Short exercise –
Filter the records for lines holding the string "chart".

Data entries
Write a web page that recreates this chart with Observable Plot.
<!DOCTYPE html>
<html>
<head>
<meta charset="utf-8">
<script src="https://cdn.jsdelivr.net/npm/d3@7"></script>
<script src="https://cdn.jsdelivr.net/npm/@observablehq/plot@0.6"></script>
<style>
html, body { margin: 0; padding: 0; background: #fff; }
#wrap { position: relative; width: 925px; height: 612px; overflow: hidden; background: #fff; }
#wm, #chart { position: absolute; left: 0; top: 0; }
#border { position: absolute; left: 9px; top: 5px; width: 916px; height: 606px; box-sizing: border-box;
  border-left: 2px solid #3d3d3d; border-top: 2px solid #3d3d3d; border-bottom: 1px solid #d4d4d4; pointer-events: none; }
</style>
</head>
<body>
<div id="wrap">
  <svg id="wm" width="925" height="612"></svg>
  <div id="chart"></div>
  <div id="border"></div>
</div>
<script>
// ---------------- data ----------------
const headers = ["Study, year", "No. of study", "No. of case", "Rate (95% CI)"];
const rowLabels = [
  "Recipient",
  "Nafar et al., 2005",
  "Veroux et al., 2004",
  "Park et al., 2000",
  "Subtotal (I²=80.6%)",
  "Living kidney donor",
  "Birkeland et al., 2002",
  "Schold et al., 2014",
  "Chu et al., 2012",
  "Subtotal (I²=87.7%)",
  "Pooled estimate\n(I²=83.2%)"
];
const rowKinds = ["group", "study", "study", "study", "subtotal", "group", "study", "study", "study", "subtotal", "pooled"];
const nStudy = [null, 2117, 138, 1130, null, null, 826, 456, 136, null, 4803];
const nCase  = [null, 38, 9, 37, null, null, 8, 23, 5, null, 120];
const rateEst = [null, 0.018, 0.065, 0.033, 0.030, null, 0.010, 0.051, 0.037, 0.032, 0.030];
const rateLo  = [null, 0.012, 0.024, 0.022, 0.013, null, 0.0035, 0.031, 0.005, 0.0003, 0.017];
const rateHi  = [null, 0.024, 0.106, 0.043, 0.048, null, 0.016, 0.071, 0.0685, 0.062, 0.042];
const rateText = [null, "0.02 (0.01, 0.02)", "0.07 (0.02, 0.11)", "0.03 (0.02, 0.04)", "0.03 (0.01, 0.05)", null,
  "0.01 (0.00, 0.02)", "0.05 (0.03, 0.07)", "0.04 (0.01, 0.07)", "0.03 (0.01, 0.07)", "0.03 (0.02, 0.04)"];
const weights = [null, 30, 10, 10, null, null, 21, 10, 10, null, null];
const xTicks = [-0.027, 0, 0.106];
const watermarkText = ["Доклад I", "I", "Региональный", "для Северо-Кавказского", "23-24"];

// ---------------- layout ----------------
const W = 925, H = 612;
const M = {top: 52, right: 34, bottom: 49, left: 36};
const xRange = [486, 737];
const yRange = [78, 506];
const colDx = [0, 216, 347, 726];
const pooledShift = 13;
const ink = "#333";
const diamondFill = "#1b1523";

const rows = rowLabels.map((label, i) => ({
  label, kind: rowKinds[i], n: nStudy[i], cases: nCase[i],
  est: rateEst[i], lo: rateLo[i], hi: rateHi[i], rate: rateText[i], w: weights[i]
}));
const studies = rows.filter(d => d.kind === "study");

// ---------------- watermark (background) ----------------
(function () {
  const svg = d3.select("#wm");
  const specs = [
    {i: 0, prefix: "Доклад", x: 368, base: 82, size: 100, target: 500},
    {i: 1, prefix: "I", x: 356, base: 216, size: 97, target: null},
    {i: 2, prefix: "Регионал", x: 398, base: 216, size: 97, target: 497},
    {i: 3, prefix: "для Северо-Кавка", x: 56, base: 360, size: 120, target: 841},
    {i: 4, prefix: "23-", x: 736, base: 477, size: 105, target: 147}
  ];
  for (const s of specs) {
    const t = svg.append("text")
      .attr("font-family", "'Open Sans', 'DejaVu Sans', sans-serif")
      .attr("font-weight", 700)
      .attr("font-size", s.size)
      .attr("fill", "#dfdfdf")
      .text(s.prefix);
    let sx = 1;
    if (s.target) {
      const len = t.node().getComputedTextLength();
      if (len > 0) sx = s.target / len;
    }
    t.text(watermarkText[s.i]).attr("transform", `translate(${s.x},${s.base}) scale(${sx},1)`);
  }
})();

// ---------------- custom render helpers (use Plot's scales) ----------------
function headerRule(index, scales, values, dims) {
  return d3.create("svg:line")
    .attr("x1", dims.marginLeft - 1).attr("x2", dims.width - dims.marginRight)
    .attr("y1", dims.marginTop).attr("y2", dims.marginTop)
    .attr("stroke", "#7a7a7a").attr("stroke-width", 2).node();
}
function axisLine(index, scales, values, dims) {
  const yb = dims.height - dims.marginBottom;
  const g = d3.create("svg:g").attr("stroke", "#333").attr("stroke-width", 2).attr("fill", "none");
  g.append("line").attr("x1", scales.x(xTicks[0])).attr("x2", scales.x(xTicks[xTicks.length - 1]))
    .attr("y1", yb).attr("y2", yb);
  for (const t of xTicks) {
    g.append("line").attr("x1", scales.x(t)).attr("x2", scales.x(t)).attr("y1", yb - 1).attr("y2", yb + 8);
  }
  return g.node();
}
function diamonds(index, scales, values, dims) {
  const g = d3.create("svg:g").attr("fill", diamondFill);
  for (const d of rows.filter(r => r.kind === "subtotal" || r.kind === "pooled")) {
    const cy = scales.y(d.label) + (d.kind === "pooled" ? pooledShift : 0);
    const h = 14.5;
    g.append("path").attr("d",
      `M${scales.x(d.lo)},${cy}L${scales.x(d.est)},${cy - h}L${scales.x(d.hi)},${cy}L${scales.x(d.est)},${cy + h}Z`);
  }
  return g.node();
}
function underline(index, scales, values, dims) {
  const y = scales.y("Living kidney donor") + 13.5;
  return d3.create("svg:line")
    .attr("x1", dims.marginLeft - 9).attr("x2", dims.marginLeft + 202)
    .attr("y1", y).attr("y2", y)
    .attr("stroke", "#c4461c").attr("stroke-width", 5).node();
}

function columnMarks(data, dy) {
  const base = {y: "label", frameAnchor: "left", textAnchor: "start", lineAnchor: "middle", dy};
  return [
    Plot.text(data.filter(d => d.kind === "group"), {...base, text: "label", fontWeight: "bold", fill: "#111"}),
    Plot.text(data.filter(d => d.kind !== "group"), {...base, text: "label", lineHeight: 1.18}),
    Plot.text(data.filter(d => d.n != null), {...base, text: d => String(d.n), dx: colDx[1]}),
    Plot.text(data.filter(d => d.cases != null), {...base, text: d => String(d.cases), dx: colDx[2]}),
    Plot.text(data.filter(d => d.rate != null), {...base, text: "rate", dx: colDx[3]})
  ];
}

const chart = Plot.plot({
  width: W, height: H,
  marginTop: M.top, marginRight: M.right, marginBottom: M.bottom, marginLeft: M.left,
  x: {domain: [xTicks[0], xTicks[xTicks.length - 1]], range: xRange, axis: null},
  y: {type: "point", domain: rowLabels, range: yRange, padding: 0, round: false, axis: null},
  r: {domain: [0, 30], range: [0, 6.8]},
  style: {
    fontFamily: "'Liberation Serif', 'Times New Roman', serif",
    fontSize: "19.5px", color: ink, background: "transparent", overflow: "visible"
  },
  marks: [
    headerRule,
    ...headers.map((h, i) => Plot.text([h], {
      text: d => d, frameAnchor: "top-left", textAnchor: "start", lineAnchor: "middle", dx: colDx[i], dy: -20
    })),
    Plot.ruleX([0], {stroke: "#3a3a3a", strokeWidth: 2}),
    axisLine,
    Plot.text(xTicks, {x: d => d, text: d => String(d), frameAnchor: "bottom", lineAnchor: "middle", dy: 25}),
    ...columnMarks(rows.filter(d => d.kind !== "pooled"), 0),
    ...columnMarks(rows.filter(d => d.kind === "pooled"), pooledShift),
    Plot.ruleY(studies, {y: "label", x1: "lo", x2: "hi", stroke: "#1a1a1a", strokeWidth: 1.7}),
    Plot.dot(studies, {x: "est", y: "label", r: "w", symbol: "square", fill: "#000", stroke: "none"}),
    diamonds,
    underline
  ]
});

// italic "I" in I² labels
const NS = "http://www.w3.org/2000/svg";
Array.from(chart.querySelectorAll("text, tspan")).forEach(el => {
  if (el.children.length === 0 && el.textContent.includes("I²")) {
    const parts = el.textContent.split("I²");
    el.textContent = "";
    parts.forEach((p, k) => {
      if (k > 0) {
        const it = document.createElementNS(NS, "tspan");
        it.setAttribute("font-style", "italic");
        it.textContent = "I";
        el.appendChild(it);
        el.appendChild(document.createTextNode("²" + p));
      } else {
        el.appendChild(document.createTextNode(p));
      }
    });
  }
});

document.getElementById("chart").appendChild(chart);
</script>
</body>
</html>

* * *

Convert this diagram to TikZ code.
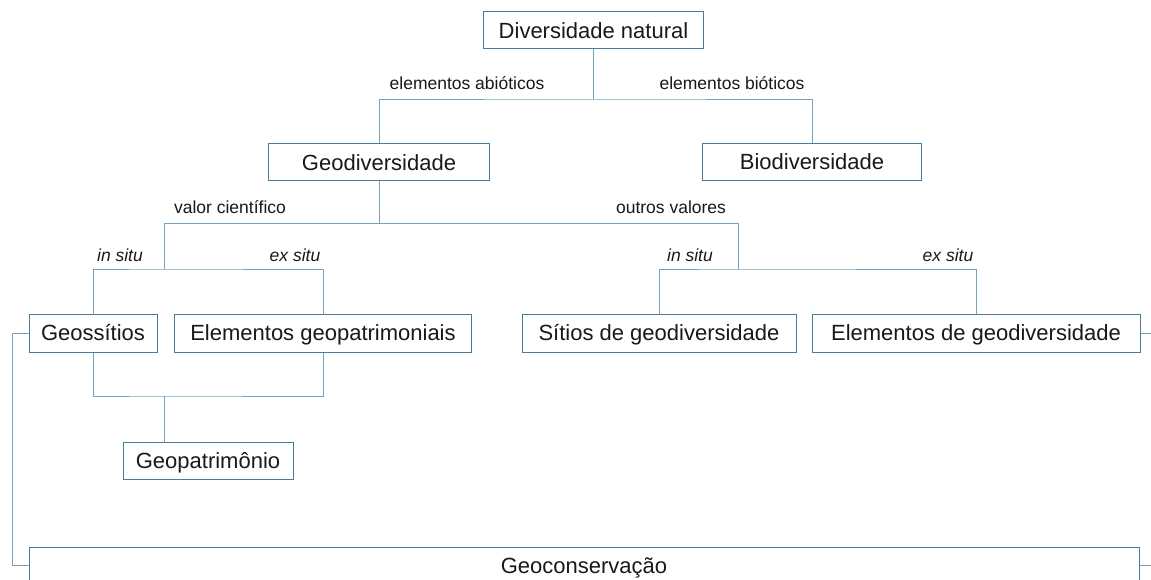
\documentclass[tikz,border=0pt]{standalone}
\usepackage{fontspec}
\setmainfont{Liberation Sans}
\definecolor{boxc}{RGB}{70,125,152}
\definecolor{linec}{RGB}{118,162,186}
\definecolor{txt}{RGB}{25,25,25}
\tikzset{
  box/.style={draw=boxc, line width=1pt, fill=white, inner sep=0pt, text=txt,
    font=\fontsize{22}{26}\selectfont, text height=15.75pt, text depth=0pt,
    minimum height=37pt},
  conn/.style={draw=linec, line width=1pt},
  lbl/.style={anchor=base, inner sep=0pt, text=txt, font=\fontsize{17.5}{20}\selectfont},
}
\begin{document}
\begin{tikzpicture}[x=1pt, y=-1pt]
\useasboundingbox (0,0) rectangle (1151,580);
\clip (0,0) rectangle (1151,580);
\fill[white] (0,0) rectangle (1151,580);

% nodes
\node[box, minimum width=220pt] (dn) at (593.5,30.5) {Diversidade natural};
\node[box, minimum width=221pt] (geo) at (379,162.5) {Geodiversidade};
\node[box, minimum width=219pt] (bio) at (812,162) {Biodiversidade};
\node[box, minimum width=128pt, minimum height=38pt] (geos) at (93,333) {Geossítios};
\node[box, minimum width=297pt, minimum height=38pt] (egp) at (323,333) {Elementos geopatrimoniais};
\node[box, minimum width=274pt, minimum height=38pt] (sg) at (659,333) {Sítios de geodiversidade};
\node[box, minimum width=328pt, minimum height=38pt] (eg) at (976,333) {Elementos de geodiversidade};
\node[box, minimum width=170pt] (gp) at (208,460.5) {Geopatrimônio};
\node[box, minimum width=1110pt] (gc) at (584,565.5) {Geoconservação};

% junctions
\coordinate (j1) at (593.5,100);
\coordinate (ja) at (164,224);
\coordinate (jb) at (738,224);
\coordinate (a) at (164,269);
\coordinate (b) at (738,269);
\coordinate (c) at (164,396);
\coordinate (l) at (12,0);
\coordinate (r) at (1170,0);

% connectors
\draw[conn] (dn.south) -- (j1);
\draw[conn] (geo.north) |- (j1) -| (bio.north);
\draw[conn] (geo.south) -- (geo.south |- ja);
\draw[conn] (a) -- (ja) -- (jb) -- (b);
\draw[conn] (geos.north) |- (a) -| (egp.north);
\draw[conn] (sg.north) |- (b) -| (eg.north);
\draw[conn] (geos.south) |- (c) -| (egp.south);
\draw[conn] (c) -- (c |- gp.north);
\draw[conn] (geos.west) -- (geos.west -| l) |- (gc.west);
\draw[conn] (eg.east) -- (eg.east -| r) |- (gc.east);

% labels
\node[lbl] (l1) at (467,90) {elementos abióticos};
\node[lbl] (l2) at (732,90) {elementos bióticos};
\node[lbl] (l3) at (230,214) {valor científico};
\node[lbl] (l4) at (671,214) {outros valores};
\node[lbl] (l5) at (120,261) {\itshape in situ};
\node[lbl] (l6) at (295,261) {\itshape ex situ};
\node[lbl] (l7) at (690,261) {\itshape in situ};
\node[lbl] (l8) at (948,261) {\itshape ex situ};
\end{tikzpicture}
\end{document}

The output –
Write a web page that recreates this chart with Observable Plot.
#wm, #chart { position: absolute; left: 0; top: 0; }
  <div id="chart"></div>
const chart = Plot.plot({
Array.from(chart.querySelectorAll("text, tspan")).forEach(el => {
document.getElementById("chart").appendChild(chart);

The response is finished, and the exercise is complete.